# Leaking pipes in Hymer 644



## bangle (Aug 15, 2011)

My 1998 Hymer 644 has sprung a leak under the floor, close to the cabin door. Can anyone please tell me how to locate and access it and where to get the necessary piping for repair. It is difficult for me to find/get to a mh repairer as there is no public transport where I live and previous experiences of waiting all day at Brownhills for expensive and poorly done work is definitely a last resort. Has anyone mended a similar leak themselves? Thanks.


----------



## inkey-2008 (May 24, 2008)

Where are situated somebode might be able to point you to a local repairer.

Andy


----------



## vicdicdoc (May 14, 2005)

? mor info please . . is this 'fresh water' leak or waste water ?


----------



## bangle (Aug 15, 2011)

I live in the Cotswolds, between Stow on the Wold and Broadway. Can get to and from Evesham twice a week.

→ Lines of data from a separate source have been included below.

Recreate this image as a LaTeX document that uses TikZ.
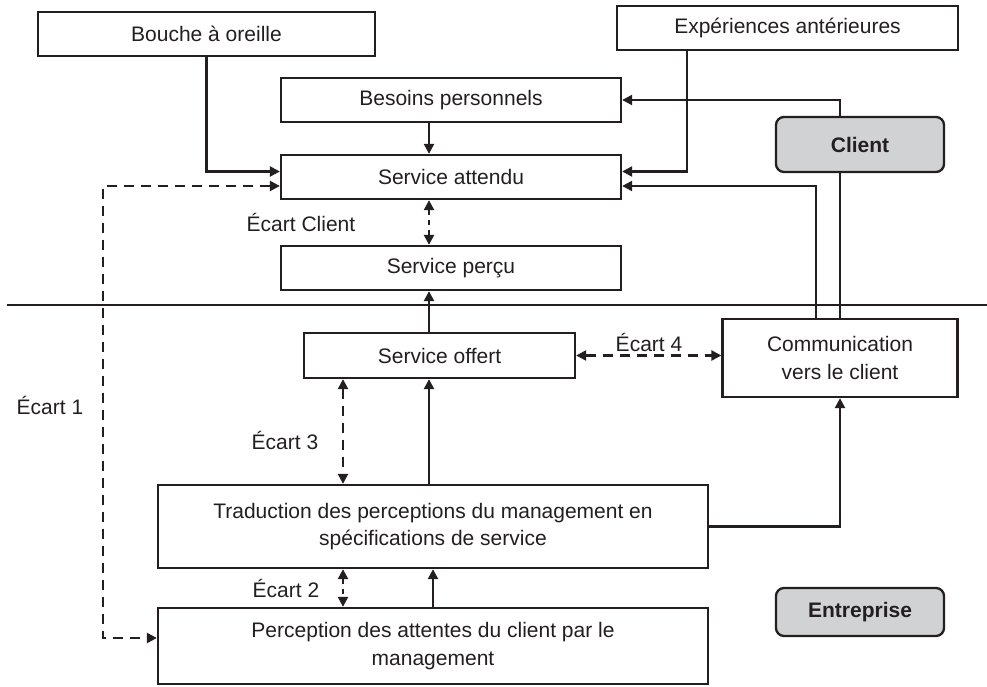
\documentclass[tikz,border=0pt]{standalone}
\usepackage{fontspec}
\setmainfont{Liberation Sans}
\usetikzlibrary{arrows.meta}
\definecolor{ink}{RGB}{35,31,32}
\definecolor{boxgray}{RGB}{209,210,212}
\begin{document}
\begin{tikzpicture}[x=1pt,y=-1pt,
  every node/.style={font=\fontsize{21}{27.5}\selectfont, text=ink},
  box/.style={draw=ink, line width=2.3pt, fill=white, inner sep=0pt, align=center},
  rbox/.style={box, fill=boxgray, rounded corners=8pt, font=\fontsize{21}{27.5}\selectfont\bfseries},
  conn/.style={draw=ink, line width=2.3pt},
  arr/.style={conn, -{Triangle[length=10pt,width=10pt]}},
  darr/.style={conn, {Triangle[length=10pt,width=10pt]}-{Triangle[length=10pt,width=10pt]}, dash pattern=on 10pt off 7pt},
  sdarr/.style={conn, {Triangle[length=10pt,width=10pt]}-{Triangle[length=10pt,width=10pt]}, dash pattern=on 5pt off 5pt},
  lbl/.style={inner sep=0pt}
]
\useasboundingbox (0,0) rectangle (987,687);

% boxes
\node[box, minimum width=337pt, minimum height=44pt] (bouche) at (206.5,34) {Bouche à oreille};
\node[box, minimum width=341pt, minimum height=44pt] (exper) at (787.5,28) {Expériences antérieures};
\node[box, minimum width=340pt, minimum height=44pt] (besoins) at (451,100) {Besoins personnels};
\node[box, minimum width=340pt, minimum height=44pt] (attendu) at (451,177) {Service attendu};
\node[box, minimum width=340pt, minimum height=44pt] (percu) at (451,268) {Service perçu};
\node[box, minimum width=271pt, minimum height=45pt] (offert) at (439.5,355.5) {Service offert};
\node[box, minimum width=235pt, minimum height=78pt] (comm) at (840,358) {Communication\\vers le client};
\node[box, minimum width=550pt, minimum height=83pt] (trad) at (433,526.5) {Traduction des perceptions du management en\\spécifications de service};
\node[box, minimum width=550pt, minimum height=76pt] (perc) at (433,646) {Perception des attentes du client par le\\management};
\node[rbox, minimum width=168pt, minimum height=55pt] (client) at (860,144.5) {Client};
\node[rbox, minimum width=168pt, minimum height=48pt] (entreprise) at (860,612) {Entreprise};

% labels
\node[lbl] (lclient) at (301,222) {Écart Client};
\node[lbl] (l1) at (50,405) {Écart 1};
\node[lbl] (l3) at (285,440) {Écart 3};
\node[lbl] (l2) at (286,588) {Écart 2};
\node[lbl] (l4) at (649,342) {Écart 4};

% helper columns
\coordinate (cx) at (429,0);
\coordinate (cx2) at (433,0);
\coordinate (gx) at (343,0);
\coordinate (e1x) at (103,0);
\coordinate (sepL) at (7,305);
\coordinate (sepR) at (987,305);

% separator
\draw[conn] (sepL) -- (sepR);

% connectors
\draw[arr] (bouche.south) |- ([yshift=5.5pt]attendu.west);
\draw[arr] ([xshift=-100.5pt]exper.south) |- ([yshift=5.5pt]attendu.east);
\draw[arr] ([xshift=-20pt]client.north) |- (besoins.east);
\draw[conn] ([xshift=-20pt]client.south) -- (comm.north);
\draw[arr] ([xshift=-24pt]comm.north) |- ([yshift=-9pt]attendu.east);
\draw[arr] (cx |- besoins.south) -- (cx |- attendu.north);
\draw[sdarr] (cx |- attendu.south) -- (cx |- percu.north);
\draw[arr] (cx |- offert.north) -- (cx |- percu.south);
\draw[arr] (cx |- trad.north) -- (cx |- offert.south);
\draw[arr] (cx2 |- perc.north) -- (cx2 |- trad.south);
\draw[darr] (gx |- offert.south) -- (gx |- trad.north);
\draw[sdarr] (gx |- trad.south) -- (gx |- perc.north);
\draw[arr] (trad.east) -| (comm.south);
\draw[darr] (offert.east) -- (offert.east -| comm.west);
\draw[darr] ([yshift=-9pt]attendu.west) -- ([yshift=-9pt]attendu.west -| e1x) -- ([yshift=8pt]perc.west -| e1x) -- ([yshift=8pt]perc.west);
\end{tikzpicture}
\end{document}
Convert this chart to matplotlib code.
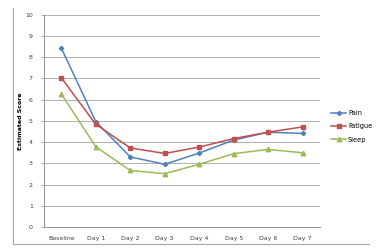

It's a fresh water leak and I am guessing that it is because the November snow caught me unprepared - I'd got back from a trip to Holland at the beginning of the month and hadn't got round to draining water etc for the winter. Water started coming up through the doormat and got progressively worse, running out at two points forward of the sink and also through the garage. At the same time, the fresh water pump was stuttering and before I got home, had packed up entirely. Have replaced that and now the water is running normally out of the taps but also leaking in the front - doesn't seem to have reached the garage yet but the van has been stationary since the new pump was installed.

Thanks for any suggestions.


----------



## kandsservices (Sep 5, 2010)

You could always have a look for a mobile engineer. :wink: 
kev


----------



## dragabed (May 24, 2008)

*http://www.motorhomefacts.com/ftopic-reply-111998.html*

we had a similar leak in ours at first looked like a pipe but turned out to be the taps O rings had popped in the cold weather taps are designed to do that got some O rings from the builders merchants in broadway at the bottom of the hill as you go into the village from stow replaced them and been ok ever since.


----------



## JockandRita (Jun 1, 2005)

Hi Bangle,

Your MH is a similar age to ours, and in the past, we've sprung a leak or two. It turned out to be loose jubilee clips on the ends of the pipes. Tightening all the clips I could access, has prevented any further leaks.

Why not get in touch with K & S, as he isn't too far from you? 
The soonest mended, the better. :wink: 

Regards,

Jock.


----------



## bangle (Aug 15, 2011)

Thanks, Guys, it's defo the tap leaking and o rings look OK so think it must be in the middle bit I haven't been able to access and a new tap is required. Problem is, the brass pipes are very narrow (6mm) and do not fit any of the modern taps I have seen on line, plus the actual fittings at the bottom are apparently unusual. I went to Broadlanes today to see if I could match it with anything they had in stock. Very helpful salesman tried everything and finally came up with an un-branded tap from Johnnie Langden that fitted perfectly and also the hole in the worktop. I was halfway home when I realised it didn't have a microswitch  (Think there was more excuse for me than for him!). So it's back to the drawing board and any info on suitable taps very welcome. I know there are push on connectors but not sure they would work with the inlet pipes and in any case, the more connections, the more possibility of leaks, I'd think. I am truly grateful for the knowledge that it is not some welded join under the floor that is responsible.


----------



## Zuma (Apr 29, 2006)

do you have any photos of the tap?


----------



## JockandRita (Jun 1, 2005)

bangle said:


> Thanks, Guys, it's defo the tap leaking and o rings look OK so think it must be in the middle bit I haven't been able to access and a new tap is required. Problem is, the brass pipes are very narrow (6mm) and do not fit any of the modern taps I have seen on line, plus the actual fittings at the bottom are apparently unusual. I went to Broadlanes today to see if I could match it with anything they had in stock. Very helpful salesman tried everything and finally came up with an un-branded tap from Johnnie Langden that fitted perfectly and also the hole in the worktop. I was halfway home when I realised it didn't have a microswitch  (Think there was more excuse for me than for him!). So it's back to the drawing board and any info on suitable taps very welcome. I know there are push on connectors but not sure they would work with the inlet pipes and in any case, the more connections, the more possibility of leaks, I'd think. I am truly grateful for the knowledge that it is not some welded join under the floor that is responsible.


Are you sure it's not a replaceable ceramic cartridge within the tap, that is leaking, ie, middle bit, rather than the tap it's self?

Good luck with it.

Regards,

Jock.


----------